Un día encontramos que los boletos eran un poco más caros, pues, según nos informaron, habría una rifa sorpresa y los boletos de entrada servirían para el sorteo. Debo confesar que estábamos muy intrigados en cuál sería el premio, y, entre risas, especulamos si se trataría de un viaje a Las Vegas, a Cancún o, de perdida, a la Ciudad de México. En eso estábamos, cuando nos dimos cuenta de que ya estaban ocupados todos los escalones de cemento.

Resultó que antes del inicio de la lucha se celebraría la rifa y, según explicaron, el tercer boleto que se sacara de una especie de pesera sería el ganador. Una mano sagrada, de una señora respetable, no precisamente por su vestimenta, fue invitada a sacar los boletos. La ansiedad crecía entre el público y más cuando anunciaron el premio: un pequeño cartel, o sea un vale, que amparaba ¡un kilo de carne de res para hacer un puchero! Quien ganara podría ir al día siguiente por su premio a una carnicería en la calle Abasolo.

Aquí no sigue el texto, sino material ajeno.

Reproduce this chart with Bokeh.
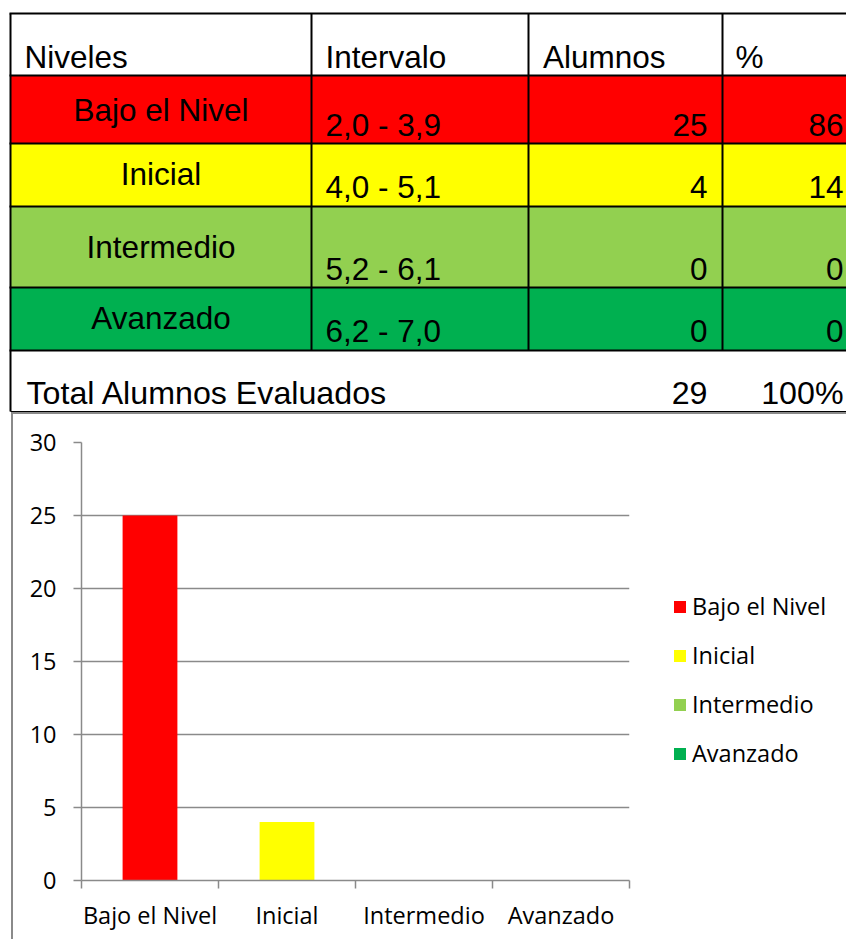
from bokeh.plotting import figure
from bokeh.models import Range1d, FixedTicker, Legend, LegendItem, ColumnDataSource
from bokeh.embed import file_html
from bokeh.resources import INLINE
from bokeh.core.properties import value

# ---------------- data ----------------
headers = ["Niveles", "Intervalo", "Alumnos", "%"]
niveles = ["Bajo el Nivel", "Inicial", "Intermedio", "Avanzado"]
intervalos = ["2,0 - 3,9", "4,0 - 5,1", "5,2 - 6,1", "6,2 - 7,0"]
alumnos = [25, 4, 0, 0]
porcentajes = [86, 14, 0, 0]
total_label = "Total Alumnos Evaluados"
total_alumnos = 29
total_pct = "100%"
y_ticks = [0, 5, 10, 15, 20, 25, 30]

# ---------------- styles / layout ----------------
colores = ["#FF0000", "#FFFF00", "#92D050", "#00B050"]
W = 846
TABLE_H = 412
TABLE_FONT = value("Liberation Sans")
TFS = "31.5px"
TFS_TOTAL = "32.2px"
CHART_FONT = "Open Sans"
CFS = "23.5px"
GRAY = "#8A8A8A"

col_edges = [10, 311, 528, 722, 900]
row_edges = [13, 75, 143, 206, 287, 350]
DY = -11.5  # correction from wanted alphabetic baseline to bokeh text anchor
header_base = 68 + DY
nivel_base = [b + DY for b in (121, 185, 258, 329)]
value_base = [b + DY for b in (136, 198, 280, 342)]
total_base = 404 + DY
x_nivel_center = (col_edges[0] + col_edges[1]) / 2
x_header = [24, 325, 542.5, 735]
x_interval = 325
x_alum_right = 707
x_pct_right = 843
x_total_left = 26

# ---------------- table figure ----------------
t = figure(width=W, height=TABLE_H, x_range=Range1d(0, W), y_range=Range1d(TABLE_H, 0),
           output_backend="svg", toolbar_location=None, min_border=0,
           x_axis_location=None, y_axis_location=None)
t.grid.visible = False
t.outline_line_color = None

n = len(niveles)
t.quad(left=[col_edges[0]] * n, right=[col_edges[-1]] * n,
       top=row_edges[1:1 + n], bottom=row_edges[2:2 + n], fill_color=colores, line_color=None)

txt = dict(text_font=TABLE_FONT, text_font_size=TFS, text_baseline="alphabetic", text_color="black")
t.text(x=x_header, y=[header_base] * 4, text=headers, text_align="left", **txt)
t.text(x=[x_nivel_center] * n, y=nivel_base, text=niveles, text_align="center", **txt)
t.text(x=[x_interval] * n, y=value_base, text=intervalos, text_align="left", **txt)
t.text(x=[x_alum_right] * n, y=value_base, text=[str(a) for a in alumnos], text_align="right", **txt)
t.text(x=[x_pct_right] * n, y=value_base, text=[str(p) for p in porcentajes], text_align="right", **txt)
txt_total = dict(txt, text_font_size=TFS_TOTAL)
t.text(x=[x_total_left], y=[total_base], text=[total_label], text_align="left", **txt_total)
t.text(x=[x_alum_right, x_pct_right], y=[total_base] * 2, text=[str(total_alumnos), total_pct],
       text_align="right", **txt_total)

xs, ys = [], []
for yy in row_edges:
    xs.append([col_edges[0] - 1, col_edges[-1]]); ys.append([yy, yy])
for xx in col_edges[1:4]:
    xs.append([xx, xx]); ys.append([row_edges[0], row_edges[-1]])
xs.append([col_edges[0], col_edges[0]]); ys.append([row_edges[0], 411])
t.multi_line(xs, ys, line_color="black", line_width=2)
t.line([col_edges[0], col_edges[-1]], [411, 411], line_color="black", line_width=1.2)

# ---------------- chart figure ----------------
c = figure(frame_width=548, frame_height=438, x_range=Range1d(0, n), y_range=Range1d(0, 30),
           output_backend="svg", toolbar_location=None,
           min_border_left=81, min_border_right=217, min_border_top=30, min_border_bottom=59)
c.outline_line_color = None
c.xgrid.visible = False
c.border_fill_alpha = 0
c.styles = {
    "background": ("linear-gradient(#8A8A8A,#8A8A8A) 11px 0px / 2px 100% no-repeat, "
                   "linear-gradient(#8A8A8A,#8A8A8A) 11px 0px / 100% 2px no-repeat, white"),
}

positions = [i + 0.5 for i in range(n)]
src = ColumnDataSource(dict(x=positions, top=alumnos, color=colores, nivel=niveles))
bars = c.vbar(x="x", top="top", bottom=0, width=0.4, fill_color="color", line_color=None, source=src)

yt = FixedTicker(ticks=y_ticks)
c.yaxis.ticker = yt
c.ygrid.ticker = yt
c.ygrid.grid_line_color = GRAY
c.ygrid.grid_line_width = 1.5
c.yaxis.axis_line_color = GRAY
c.yaxis.axis_line_width = 1.5
c.yaxis.major_tick_line_color = GRAY
c.yaxis.major_tick_line_width = 1.5
c.yaxis.major_tick_out = 8
c.yaxis.major_tick_in = 0
c.yaxis.minor_tick_line_color = None
c.yaxis.major_label_standoff = 17
c.yaxis.major_label_text_font = CHART_FONT
c.yaxis.major_label_text_font_size = CFS
c.yaxis.major_label_text_color = "black"

c.xaxis.ticker = FixedTicker(ticks=positions, minor_ticks=list(range(n + 1)))
c.xaxis.major_label_overrides = {p: lab for p, lab in zip(positions, niveles)}
c.xaxis.axis_line_color = GRAY
c.xaxis.axis_line_width = 1.5
c.xaxis.major_tick_line_color = None
c.xaxis.major_tick_out = 0
c.xaxis.major_tick_in = 0
c.xaxis.minor_tick_line_color = GRAY
c.xaxis.minor_tick_line_width = 1.5
c.xaxis.minor_tick_out = 8
c.xaxis.minor_tick_in = 0
c.xaxis.major_label_standoff = 10
c.xaxis.major_label_text_font = CHART_FONT
c.xaxis.major_label_text_font_size = CFS
c.xaxis.major_label_text_color = "black"

items = [LegendItem(label=lab, renderers=[bars], index=i) for i, lab in enumerate(niveles)]
leg = Legend(items=items, location=(43, 111), padding=0, margin=0, spacing=17,
             glyph_width=15, glyph_height=15, label_standoff=5,
             label_text_font=CHART_FONT, label_text_font_size=CFS, label_text_color="black",
             border_line_color=None, background_fill_alpha=0)
c.add_layout(leg, "right")

open("out.html", "w").write(file_html([t, c], INLINE))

El respetable aplaudió a rabiar y la virtuosa dama, por dentro que no por fuera, metió su mano a la pecera de los boletos. Al sacar el primero y el segundo, descalificados, se escucharon las mentadas de madre que lanzaron sus propietarios. Finalmente, la mano santa de la invitada sacó el tercer número, el premiado. Gritaron el número y… Nadie reclamó el premio. Por curiosidad revisé mi número y era el premiado. Le comuniqué a Ema que yo lo tenía, pero que no iría por el premio. Ema me miró muy sorprendida, me arrancó el boleto de la mano y se levantó gritando que ella era la ganadora.

Cuando vieron que era Ema la poseedora del boleto premiado la rechifla fue generalizada, y yo me sumía en el cemento. Ema regresó, vale ganador en mano, y muy oronda se sentó en su lugar, junto al mío, y me sentenció que no me daría puchero por no haber ido a recoger el premio. Las mentadas y los abucheos siguieron por un rato. Finalmente inició la primera lucha, y los gritos, reclamos y odios se volvieron contra los rudos de esa tarde.

Al finalizar la lucha, nos ofrecieron boletos para el espectáculo que seguía, de estrípers. Amablemente declinamos la propuesta, pero vimos a muchos adquirir boletos para quedarse. Fue por esa época, según me platicaron, que en un programa de radio con llamadas telefónicas de los radioescuchas, en vivo, una señora llamó y dijo que ella vivía, sola, al lado de Obreros del Progreso, y que después de la lucha, cada domingo, había algún espectáculo con un oso, ya que ella escuchaba desde su casa que el público gritaba «¡oso!, ¡oso!, ¡oso!», y que eso a ella le parecía muy arriesgado pues el animal podría brincarse a su casa y hacerle daño. Quien me lo dijo juró que fue verídico.

Al día siguiente, ante la mirada de enojo de Ema, disfruté en su casa de un rico puchero de res.